Mit dem KHS-Standort Kleve ist der Name Kisters untrennbar verbunden: Das sich gut ergänzende Ehepaar – sie Kauffrau mit technischem Verstand, er ideenreicher Schlossermeister – gründet 1957 die „Kisters Maschinen- und Apparatebau GmbH“, die zunächst Maschinen für die Schuhindustrie herstellt. Schnell wenden sich die Kisters auch anderen regionalen Produkten zu, und innerhalb weniger Jahre finden auch Lebkuchen-Schneidemaschinen, Folieneinschlag- und Klebevorrichtungen für Pralinendosen, Waffelfaltautomaten sowie eine Erdnuss-Flips-Maschine Eingang ins Sortiment. Ende der Sechzigerjahre wird aus dem Unternehmen die „Karl Kisters Maschinenbau GmbH“, die sich fortan ganz auf den Bau von Verpackungsmaschinen für die Getränke- und Lebensmittelindustrie konzentriert.

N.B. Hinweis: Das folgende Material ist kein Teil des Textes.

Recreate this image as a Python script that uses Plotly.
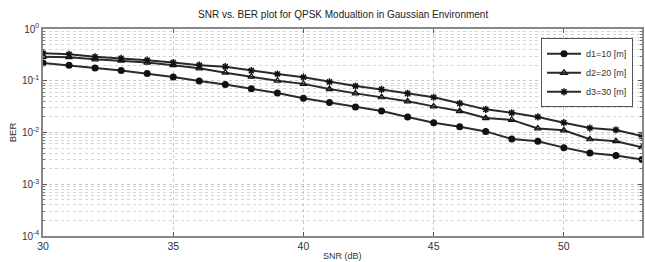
import plotly.graph_objects as go

snr = list(range(30, 54))
ber_d1 = [0.22, 0.20, 0.176, 0.158, 0.138, 0.118, 0.099, 0.085, 0.070, 0.058, 0.046, 0.038,
          0.031, 0.026, 0.020, 0.0155, 0.0129, 0.0105, 0.0075, 0.0068, 0.0051, 0.0040, 0.0036, 0.0030]
ber_d2 = [0.29, 0.285, 0.26, 0.245, 0.224, 0.20, 0.174, 0.143, 0.12, 0.10, 0.087, 0.069,
          0.057, 0.048, 0.040, 0.032, 0.026, 0.019, 0.0175, 0.012, 0.011, 0.0074, 0.0068, 0.0052]
ber_d3 = [0.34, 0.325, 0.29, 0.27, 0.25, 0.224, 0.20, 0.187, 0.157, 0.135, 0.117, 0.095,
          0.079, 0.068, 0.057, 0.048, 0.0366, 0.028, 0.024, 0.020, 0.0155, 0.0122, 0.0112, 0.0085]
series_names = ["d1=10 [m]", "d2=20 [m]", "d3=30 [m]"]
x_ticks = [30, 35, 40, 45, 50]
y_tickvals = [1e-4, 1e-3, 1e-2, 1e-1, 1]
y_ticktext = ["10<sup>-4</sup>", "10<sup>-3</sup>", "10<sup>-2</sup>", "10<sup>-1</sup>", "10<sup>0</sup>"]

minor_vals = [m * d for d in y_tickvals[:-1] for m in range(2, 10)]

FONT = "Liberation Sans, Arial, sans-serif"
fig = go.Figure()
styles = [
    dict(symbol="circle", size=7, color="#111"),
    dict(symbol="triangle-up-open", size=6, color="#111", line=dict(width=1.2, color="#111")),
    dict(symbol="asterisk-open", size=6, color="#111", line=dict(width=1.5, color="#111")),
]
for name, ys, mk in zip(series_names, [ber_d1, ber_d2, ber_d3], styles):
    fig.add_trace(go.Scatter(x=snr, y=ys, name=name, mode="lines+markers",
                             line=dict(color="#2a2a2a", width=2), marker=mk))

grid = "#c8c8c8"
fig.update_layout(
    width=645, height=262,
    margin=dict(l=43, r=3, t=29, b=26),
    paper_bgcolor="white", plot_bgcolor="white",
    font=dict(family=FONT, size=10, color="#333"),
    title=dict(text="SNR vs. BER plot for QPSK Modualtion in Gaussian Environment",
               x=0.532, xanchor="center", y=0.943, yanchor="middle",
               font=dict(size=10, color="#222")),
    showlegend=True,
    legend=dict(x=0.985, y=0.955, xanchor="right", yanchor="top",
                bgcolor="white", bordercolor="#555", borderwidth=1,
                font=dict(size=9), itemwidth=34, tracegroupgap=0),
    xaxis=dict(range=[30, 53], tickvals=x_ticks, showgrid=True, gridcolor=grid,
               griddash="dot", gridwidth=1, zeroline=False, automargin=False,
               showline=True, linecolor="#888", linewidth=1.5, mirror="ticks",
               ticks="inside", ticklen=4, tickcolor="#555",
               tickfont=dict(size=10.5)),
    yaxis=dict(type="log", range=[-4, 0], tickvals=y_tickvals, ticktext=y_ticktext,
               automargin=False,
               showgrid=True, gridcolor=grid, griddash="dot", zeroline=False,
               showline=True, linecolor="#888", linewidth=1.5, mirror="ticks",
               ticks="inside", ticklen=4, tickcolor="#555",
               minor=dict(tickvals=minor_vals, showgrid=True, gridcolor="#d4d4d4",
                          griddash="dot", ticks="inside", ticklen=2, tickcolor="#777"),
               title=dict(text="BER", standoff=4, font=dict(size=9.5)),
               tickfont=dict(size=10)),
    annotations=[dict(text="SNR (dB)", x=0.5, xref="paper", y=0, yref="paper",
                      yanchor="middle", yshift=-20,
                      showarrow=False, font=dict(size=9, color="#333"))],
)
fig.write_html("out.html", config={"displayModeBar": False},
               post_script="document.body.style.margin='0';")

Bereits Mitte der Siebzigerjahre werden Kisters-Maschinen weltweit verkauft. Zu dieser Zeit formuliert Karl Kisters die Mission seines prosperierenden Unternehmens: „Was wir bauen, muss ewig halten.“ Darin drückt sich der hohe Qualitätsanspruch aus, aber auch, dass man in Kleve angesichts des damals noch fehlenden flächendeckenden Service-Netzwerks von einer einmal ausgelieferten Maschine am liebsten die nächsten 20 Jahre in durchgehender Produktion nichts mehr hören möchte.

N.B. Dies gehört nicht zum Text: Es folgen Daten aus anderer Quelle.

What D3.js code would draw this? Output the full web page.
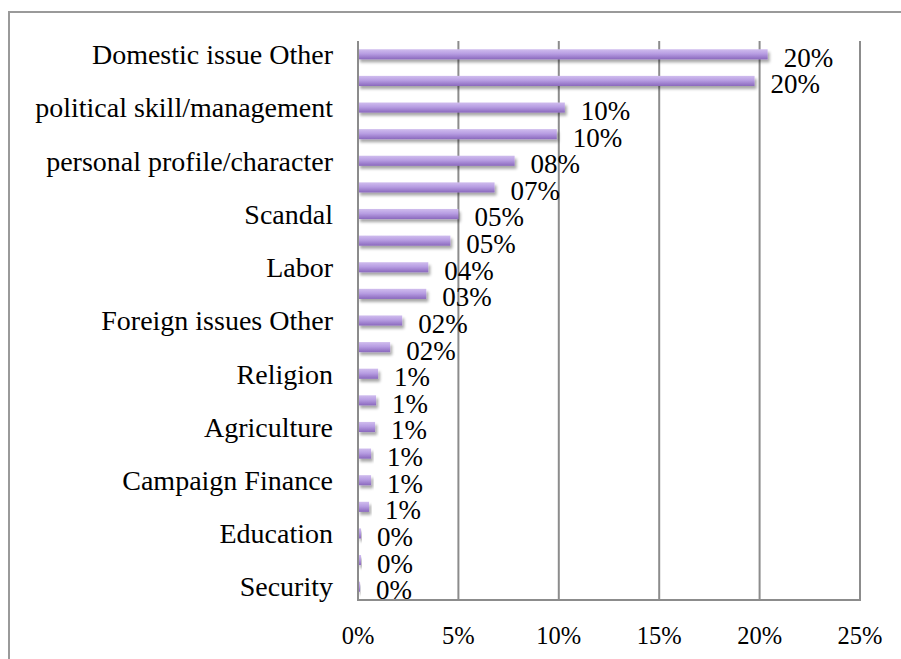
<!DOCTYPE html>
<html>
<head>
<meta charset="utf-8">
<script src="https://cdn.jsdelivr.net/npm/d3@7"></script>
<style>
  html, body { margin: 0; padding: 0; background: #fff; }
  svg { display: block; }
</style>
</head>
<body>
<svg id="chart" width="901" height="659"></svg>
<script>
// Category labels (only every other row carries a visible label)
const categories = [
  "Domestic issue Other", "", "political skill/management", "",
  "personal profile/character", "", "Scandal", "", "Labor", "",
  "Foreign issues Other", "", "Religion", "", "Agriculture", "",
  "Campaign Finance", "", "Education", "", "Security"
];
// Share of mentions (%)
const values = [
  20.4, 19.75, 10.3, 9.9, 7.8, 6.8, 5.0, 4.6, 3.5, 3.4,
  2.2, 1.6, 1.0, 0.9, 0.85, 0.65, 0.65, 0.55, 0.15, 0.15, 0.1
];
// Data labels as printed next to each bar
const valueLabels = [
  "20%", "20%", "10%", "10%", "08%", "07%", "05%", "05%", "04%", "03%",
  "02%", "02%", "1%", "1%", "1%", "1%", "1%", "1%", "0%", "0%", "0%"
];
const xTicks = [0, 5, 10, 15, 20, 25];

const svg = d3.select("#chart");
const fontFamily = "'Liberation Serif', 'Times New Roman', serif";

const plot = { left: 358, right: 860, top: 41, bottom: 600 };

const x = d3.scaleLinear().domain([0, 25]).range([plot.left, plot.right]);
const y = d3.scaleBand()
  .domain(d3.range(categories.length))
  .range([plot.top, plot.bottom])
  .paddingInner(0.62)
  .paddingOuter(0.31);

// Outer chart frame
svg.append("rect")
  .attr("x", 9).attr("y", 12)
  .attr("width", 1000).attr("height", 1000)
  .attr("fill", "none")
  .attr("stroke", "#9a9a9a")
  .attr("stroke-width", 2);

const defs = svg.append("defs");
const grad = defs.append("linearGradient")
  .attr("id", "barFill")
  .attr("x1", 0).attr("y1", 0).attr("x2", 0).attr("y2", 1);
grad.append("stop").attr("offset", "0%").attr("stop-color", "#d0bdee");
grad.append("stop").attr("offset", "45%").attr("stop-color", "#b79de2");
grad.append("stop").attr("offset", "100%").attr("stop-color", "#8a68bd");

const shadow = defs.append("filter")
  .attr("id", "barShadow")
  .attr("x", "-10%").attr("y", "-50%")
  .attr("width", "130%").attr("height", "250%");
shadow.append("feGaussianBlur").attr("in", "SourceAlpha").attr("stdDeviation", 1.6).attr("result", "blur");
shadow.append("feOffset").attr("in", "blur").attr("dx", 2).attr("dy", 3).attr("result", "off");
shadow.append("feComponentTransfer").attr("in", "off").attr("result", "soft")
  .append("feFuncA").attr("type", "linear").attr("slope", 0.35);
const merge = shadow.append("feMerge");
merge.append("feMergeNode").attr("in", "soft");
merge.append("feMergeNode").attr("in", "SourceGraphic");

// Vertical gridlines
svg.append("g")
  .selectAll("line")
  .data(xTicks.slice(1))
  .join("line")
  .attr("x1", d => x(d)).attr("x2", d => x(d))
  .attr("y1", plot.top).attr("y2", plot.bottom)
  .attr("stroke", "#8c8c8c")
  .attr("stroke-width", 2);

// Bars
svg.append("g")
  .selectAll("rect")
  .data(values)
  .join("rect")
  .attr("x", x(0))
  .attr("y", (d, i) => y(i))
  .attr("width", d => x(d) - x(0))
  .attr("height", y.bandwidth())
  .attr("fill", "url(#barFill)")
  .attr("filter", "url(#barShadow)");

// Axes lines
svg.append("line")
  .attr("x1", x(0)).attr("x2", x(0))
  .attr("y1", plot.top).attr("y2", plot.bottom)
  .attr("stroke", "#8c8c8c").attr("stroke-width", 2);
svg.append("line")
  .attr("x1", x(0) - 1).attr("x2", x(25) + 1)
  .attr("y1", plot.bottom).attr("y2", plot.bottom)
  .attr("stroke", "#8c8c8c").attr("stroke-width", 2);

// Category labels
svg.append("g")
  .selectAll("text")
  .data(categories)
  .join("text")
  .attr("x", 333)
  .attr("y", (d, i) => y(i) + y.bandwidth() / 2)
  .attr("dy", "0.35em")
  .attr("text-anchor", "end")
  .attr("font-family", fontFamily)
  .attr("font-size", 28)
  .attr("fill", "#000")
  .text(d => d);

// Value labels
svg.append("g")
  .selectAll("text")
  .data(values)
  .join("text")
  .attr("x", d => x(d) + 16)
  .attr("y", (d, i) => y(i) + y.bandwidth() / 2 + 3)
  .attr("dy", "0.35em")
  .attr("font-family", fontFamily)
  .attr("font-size", 27)
  .attr("fill", "#000")
  .text((d, i) => valueLabels[i]);

// X tick labels
svg.append("g")
  .selectAll("text")
  .data(xTicks)
  .join("text")
  .attr("x", d => x(d))
  .attr("y", 635)
  .attr("dy", "0.35em")
  .attr("text-anchor", "middle")
  .attr("font-family", fontFamily)
  .attr("font-size", 24.5)
  .attr("fill", "#000")
  .text(d => d + "%");
</script>
</body>
</html>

Karl Kisters akquiriert auf seinen Reisen Aufträge, die seine Techniker teils vor große Herausforderungen stellen – nicht nur, weil der Raucher das Maschinenlayout meist auf das Innenpapier seiner Finas-Zigarettenschachteln zeichnet. Finden seine Konstrukteure einmal keinen Weg, seine Ideen umzusetzen, kommt Kisters montags selbst mit einer Lösung in den Betrieb, die er am Wochenende in der heimischen Garage entwickelt hat. Maria Kisters, zuständig für das kaufmännische Wohl der Firma, erscheint nie ohne ihren Hund im Büro – und wen der Boxer nicht mag, der hat es auch schwer, das Ehepaar in einem Bewerbungsgespräch zu überzeugen.

Bis heute erinnert man sich in Kleve gerne an die Eheleute Kisters, die das Stadtleben auf vielfältige und großzügige Weise gefördert und bereichert haben. Damit das auch in Zukunft so bleibt, widmet sich die aus dem Verkaufserlös des Unternehmens finanzierte Kisters-Stiftung der Ausbildung junger Menschen.